Have you ever let things go because you are kind and generous … but then later find yourself indignantly accusing that same person of not fully appreciating you? Then you have a horrible argument and you each withdraw to lick your wounds.
But, because you are a healthy and self-reflective person, you own up to your reactivity. You craft a well-thought out apology to express deep care for the other person and regret for your impulsive words.
You wait for them to respond back to you with softening and kindness … and then –
They respond curtly: “Whatever. I don’t really care.”
When this happened to me recently with my teenage daughter, I reeled.
(It’s a huge mark of personal progress that I didn’t launch into my habitual indignant-educator responses: I really wanted to teach her about the “right response” to an apology. But, I know better: I might get the “right words” but none of the caring that I actually want.)

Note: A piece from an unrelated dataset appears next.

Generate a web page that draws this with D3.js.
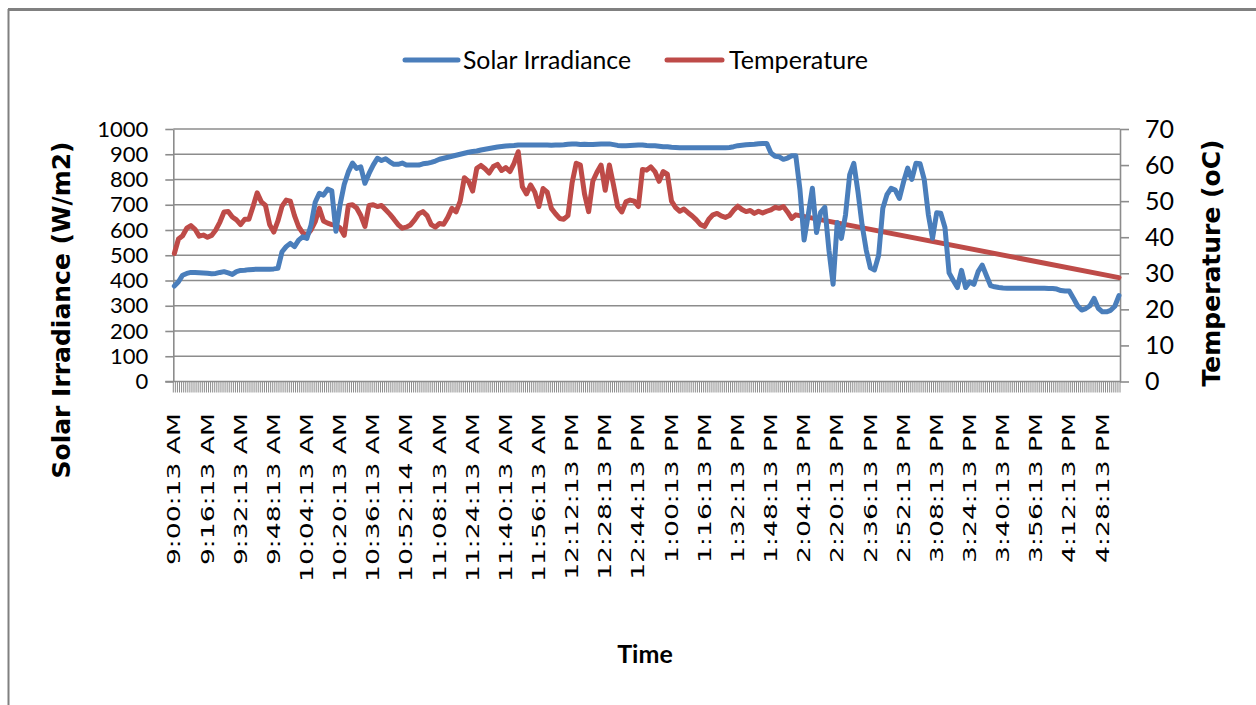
<!DOCTYPE html>
<html>
<head>
<meta charset="utf-8">
<script src="https://cdn.jsdelivr.net/npm/d3@7"></script>
<style>
  body { margin: 0; background: #fff; }
  svg { display: block; }
</style>
</head>
<body>
<svg id="chart"></svg>
<script>
// one category per minute, 9:00:13 AM .. 4:36:13 PM
const minuteCount = 457
const sampleStep = 2   // readings below are taken every 2 minutes

const tickLabels = [
  "9:00:13 AM", "9:16:13 AM", "9:32:13 AM", "9:48:13 AM", "10:04:13 AM",
  "10:20:13 AM", "10:36:13 AM", "10:52:14 AM", "11:08:13 AM", "11:24:13 AM",
  "11:40:13 AM", "11:56:13 AM", "12:12:13 PM", "12:28:13 PM", "12:44:13 PM",
  "1:00:13 PM", "1:16:13 PM", "1:32:13 PM", "1:48:13 PM", "2:04:13 PM",
  "2:20:13 PM", "2:36:13 PM", "2:52:13 PM", "3:08:13 PM", "3:24:13 PM",
  "3:40:13 PM", "3:56:13 PM", "4:12:13 PM", "4:28:13 PM"
]
const labelEvery = 16

const irradianceTicks = [0, 100, 200, 300, 400, 500, 600, 700, 800, 900, 1000]
const temperatureTicks = [0, 10, 20, 30, 40, 50, 60, 70]

// Solar Irradiance (W/m2)
const irradiance = [
  378, 395, 421, 428, 432, 432, 431, 430, 429, 427,
  428, 432, 435, 430, 424, 435, 440, 441, 443, 444,
  445, 445, 445, 445, 446, 448,
  514, 534, 547, 534, 560, 573, 567, 620, 710, 745,
  738, 762, 755, 595, 700, 780, 830, 865, 844, 850,
  785, 824, 857, 884, 875, 882, 870, 860, 860, 865,
  857, 857, 857,
  857, 862, 864, 868, 873, 880, 884, 888, 892, 896,
  900, 904, 908, 911, 913, 917, 920, 923, 926, 929,
  931, 933, 934, 935, 937, 937, 937, 937, 937, 937,
  937, 937, 936, 937, 937, 938, 940, 941, 941, 939,
  940, 939, 939, 940, 941, 941, 941, 938, 935, 934,
  934, 935, 936, 937, 937, 935, 934, 934,
  932, 930, 930, 928, 927, 926, 926, 926, 926, 926,
  926, 926, 926, 926, 926, 926, 926, 927, 930, 934,
  936, 938, 939, 940, 942, 943, 943, 905, 892, 890,
  880, 885, 894, 894,
  760, 560, 660, 765, 590, 670, 690, 520, 385, 630,
  567, 660, 818, 864, 752, 620, 520, 450, 442, 500,
  686, 740, 765,
  758, 725, 790, 845, 800, 864, 862, 800, 660, 567,
  668, 666, 610, 430, 400, 372, 440, 372, 395, 385,
  435, 461, 420, 380, 375, 372, 370, 369, 369, 369,
  369, 369, 369, 369, 369, 369, 369, 368, 368, 366,
  360, 358, 358, 330, 300, 283, 289, 300, 329, 290,
  276, 276, 282, 298, 340
]

// Temperature (oC); no readings between about 2:02 PM and the last minute
const temperature = [
  35.5, 39.5, 40.4, 42.5, 43.2, 42.2, 40.3, 40.6, 40.0, 40.5,
  42.0, 44.2, 47.0, 47.1, 45.6, 44.8, 43.5, 45.0, 45.0, 48.5,
  52.3, 49.8, 48.8, 43.5, 41.4, 44.5, 48.6, 50.3, 50.0, 46.0,
  42.9, 41.2, 40.6, 42.0, 44.3, 48.0, 44.5, 43.9, 43.5, 43.3,
  42.6, 40.5, 48.8, 49.0, 48.1, 46.0, 43.0, 48.8, 49.0, 48.5,
  48.8, 47.6, 46.4, 45.0, 43.5, 42.5, 42.8, 43.4, 44.8,
  46.5, 47.1, 46.0, 43.5, 42.8, 43.8, 43.6, 45.5, 48.0, 47.0,
  50.0, 56.5, 55.5, 52.8, 59.1, 59.9, 59.0, 57.8, 59.6, 60.2,
  58.5, 59.3, 58.2, 60.5, 63.7, 54.0, 52.0, 54.5, 52.5, 48.5,
  53.5, 52.5, 48.0, 46.5, 45.2, 45.0, 46.0, 55.0, 60.5, 60.0,
  52.0, 47.1, 55.5, 58.0, 60.0, 53.0, 60.0, 54.5, 48.5, 47.0,
  49.8, 50.3, 50.0, 48.5, 58.8, 58.6, 59.5, 58.2,
  55.5, 58.2, 57.5, 50.0, 48.2, 47.2, 47.8, 46.8, 45.9, 44.8,
  43.5, 43.0, 45.0, 46.2, 46.6, 45.9, 45.5, 46.0, 47.5, 48.6,
  47.7, 47.1, 47.4, 46.6, 47.2, 46.7, 47.2, 47.6, 48.3, 48.0,
  48.5, 47.0, 45.2, 46.2,
  null, null, null, null, null, null, null, null, null, null, null,
  null, null, null, null, null, null, null, null, null, null, null,
  null, null, null, null, null, null, null, null, null, null, null,
  null, null, null, null, null, null, null, null, null, null, null,
  null, null, null, null, null, null, null, null, null, null, null,
  null, null, null, null, null, null, null, null, null, null, null,
  null, null, null, null, null, null, null, null, null, null, null,
  28.8
]

const width = 1256, height = 705
const margin = ({top: 129, right: 136, bottom: 323.5, left: 173.3})
const blue = "#4a7ebb", red = "#be4b48", gridColor = "#8c8c8c"

const svg = d3.select("#chart")
    .attr("width", width)
    .attr("height", height)
    .attr("viewBox", [0, 0, width, height])

const x = d3.scaleBand()
    .domain(d3.range(minuteCount))
    .range([margin.left, width - margin.right])
    .padding(0)

const yL = d3.scaleLinear()
    .domain([0, 1000])
    .range([height - margin.bottom, margin.top])

const yR = d3.scaleLinear()
    .domain([0, 70])
    .range([height - margin.bottom, margin.top])

const cx = i => x(i) + x.bandwidth() / 2
const plotBottom = yL(0)

// outer frame (only top and left edges show)
svg.append("line").attr("x1", 8).attr("x2", width).attr("y1", 9.5).attr("y2", 9.5)
    .attr("stroke", "#808080").attr("stroke-width", 3)
svg.append("line").attr("x1", 8.5).attr("x2", 8.5).attr("y1", 9).attr("y2", height)
    .attr("stroke", "#808080").attr("stroke-width", 2)

// gridlines
svg.append("g")
    .attr("stroke", gridColor)
    .attr("stroke-width", 1.6)
    .selectAll("line")
    .data(irradianceTicks.filter(d => d > 0))
    .join("line")
    .attr("x1", x.range()[0])
    .attr("x2", x.range()[1])
    .attr("y1", d => yL(d))
    .attr("y2", d => yL(d))

const yAxisL = g => g
    .attr("transform", `translate(${x.range()[0]},0)`)
    .call(d3.axisLeft(yL).tickValues(irradianceTicks).tickFormat(d3.format("d"))
        .tickSize(8).tickSizeOuter(0).tickPadding(17))
    .call(g => g.selectAll("line, path").attr("stroke", gridColor).attr("stroke-width", 1.6))
    .call(g => g.selectAll("text").attr("fill", "#000"))
    .attr("font-family", "Lato, sans-serif")
    .attr("font-size", 22)

const yAxisR = g => g
    .attr("transform", `translate(${x.range()[1]},0)`)
    .call(d3.axisRight(yR).tickValues(temperatureTicks).tickFormat(d3.format("d"))
        .tickSize(9).tickSizeOuter(0).tickPadding(16))
    .call(g => g.selectAll("line, path").attr("stroke", gridColor).attr("stroke-width", 1.6))
    .call(g => g.selectAll("text").attr("fill", "#000"))
    .attr("font-family", "Lato, sans-serif")
    .attr("font-size", 25)

svg.append("g").call(yAxisL)
svg.append("g").call(yAxisR)

// category axis: a tick between every minute
const boundaries = d3.range(minuteCount + 1)
svg.append("g")
    .attr("stroke", gridColor)
    .attr("stroke-width", 1)
    .selectAll("line")
    .data(boundaries)
    .join("line")
    .attr("x1", i => i < minuteCount ? x(i) : x.range()[1])
    .attr("x2", i => i < minuteCount ? x(i) : x.range()[1])
    .attr("y1", plotBottom)
    .attr("y2", plotBottom + 11)
svg.append("line")
    .attr("x1", x.range()[0] - 8).attr("x2", x.range()[1])
    .attr("y1", plotBottom).attr("y2", plotBottom)
    .attr("stroke", gridColor).attr("stroke-width", 1.6)

svg.append("g")
    .attr("font-family", "'DejaVu Sans', sans-serif")
    .attr("font-size", 17.5)
    .attr("fill", "#000")
    .attr("text-anchor", "end")
    .selectAll("text")
    .data(tickLabels)
    .join("text")
    .attr("transform", (d, k) => `translate(${cx(k * labelEvery)},413) rotate(-90) scale(1.52,1)`)
    .attr("dy", "0.35em")
    .text(d => d)

// series
const irrPoints = irradiance.map((v, k) => [k * sampleStep, v])
const tempPoints = temperature.map((v, k) => [k * sampleStep, v]).filter(p => p[1] != null)

svg.append("path")
    .datum(tempPoints)
    .attr("fill", "none")
    .attr("stroke", red)
    .attr("stroke-width", 5)
    .attr("stroke-linejoin", "round")
    .attr("stroke-linecap", "round")
    .attr("d", d3.line().x(p => cx(p[0])).y(p => yR(p[1])))

svg.append("path")
    .datum(irrPoints)
    .attr("fill", "none")
    .attr("stroke", blue)
    .attr("stroke-width", 5)
    .attr("stroke-linejoin", "round")
    .attr("stroke-linecap", "round")
    .attr("d", d3.line().x(p => cx(p[0])).y(p => yL(p[1])))

// axis titles
svg.append("text")
    .attr("transform", "translate(70,310) rotate(-90)")
    .attr("text-anchor", "middle")
    .attr("font-family", "'DejaVu Sans', sans-serif")
    .attr("font-weight", "bold")
    .attr("font-size", 25)
    .text("Solar Irradiance (W/m2)")

svg.append("text")
    .attr("transform", "translate(1220,263) rotate(-90)")
    .attr("text-anchor", "middle")
    .attr("font-family", "'DejaVu Sans', sans-serif")
    .attr("font-weight", "bold")
    .attr("font-size", 25)
    .text("Temperature (oC)")

svg.append("text")
    .attr("x", 645)
    .attr("y", 663)
    .attr("text-anchor", "middle")
    .attr("font-family", "Lato, sans-serif")
    .attr("font-weight", "bold")
    .attr("font-size", 25)
    .text("Time")

// legend
const legend = [
  {name: "Solar Irradiance", color: blue, x0: 405, x1: 458, tx: 463, len: 168},
  {name: "Temperature", color: red, x0: 667, x1: 722, tx: 729, len: 139}
]
const lg = svg.append("g")
lg.selectAll("line")
    .data(legend)
    .join("line")
    .attr("x1", d => d.x0).attr("x2", d => d.x1)
    .attr("y1", 60).attr("y2", 60)
    .attr("stroke", d => d.color)
    .attr("stroke-width", 5)
    .attr("stroke-linecap", "round")
lg.selectAll("text")
    .data(legend)
    .join("text")
    .attr("x", d => d.tx)
    .attr("y", 69)
    .attr("font-family", "Lato, sans-serif")
    .attr("font-size", 25)
    .attr("textLength", d => d.len)
    .attr("lengthAdjust", "spacingAndGlyphs")
    .text(d => d.name)
</script>
</body>
</html>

I am not interested in empty words that only match the image of “rightness” or “health.”
I am not interested in compliance at any cost.

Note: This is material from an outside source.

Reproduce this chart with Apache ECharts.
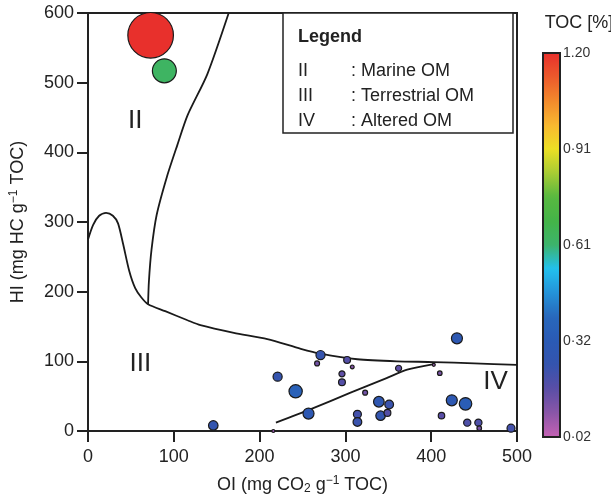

I am not interested in others’ molding themselves just for my approval.
So, I didn’t follow my ingrained blame and explain scripts. (Yay me!)
Instead, I slowed down my reactions and focused on the possible feelings and needs beneath her actual words:
“Whatever” may mean
“I’m feeling unsure and guarded … I want to disengage from further conversation. I may be wanting more space, choice, freedom or ease before I am ready to engage with an open heart again.”
“I don’t really care” may mean
“My heart isn’t open to you right now because something is hurting inside me. The fact that it hurts means I DO care, but something I haven’t figured out yet is causing pain and I want to put a buffer of self-protection up so that I can feel safe again.”
Perceiving her in this way helps me keep my heart open, and my defenses down. It empowers us both.
(For more examples of what we say, how others hear it and what you could say instead, watch this short video!)
Marshall Rosenberg used to say that we are all open-hearted, loving beings who simply suffer from a major language problem. We just don’t know how to express what is in our hearts. I often find this to be true.
Instead of letting my defensive, indignant and hurt responses lead the way …
I watched them arise (track them so you don’t act on them)
Gave them a mental hug (they want to be seen, heard, honored)
Told them to sit their reactive selves down (they don’t get to make impulsive decisions)
Imagined what might be going on for her (imagine the best possible intentions of the other person)
Suggested that we take a pause and come back to the conversation later when we were both feeling a little better (build in space, time and self-care so we can make new choices moving forward)
When I learn to listen for what might be in someone’s heart, instead of getting stuck on their delivery, everything changes. I feel soothed, freer and more choiceful. It breeds empowerment, learning, trust and growth.
Want to know what happened when we continued our conversation? My kiddo’s response to me was wise, witty and profound. I’ll share part two of this interaction with you next week!
From Insight to Action
Do your habitual defensive reactions get you what you deeply want?
Make a list of the things that are deeply important to you in your relationships, and come up with at least 3 new possible responses to places where you usually get stuck in fear.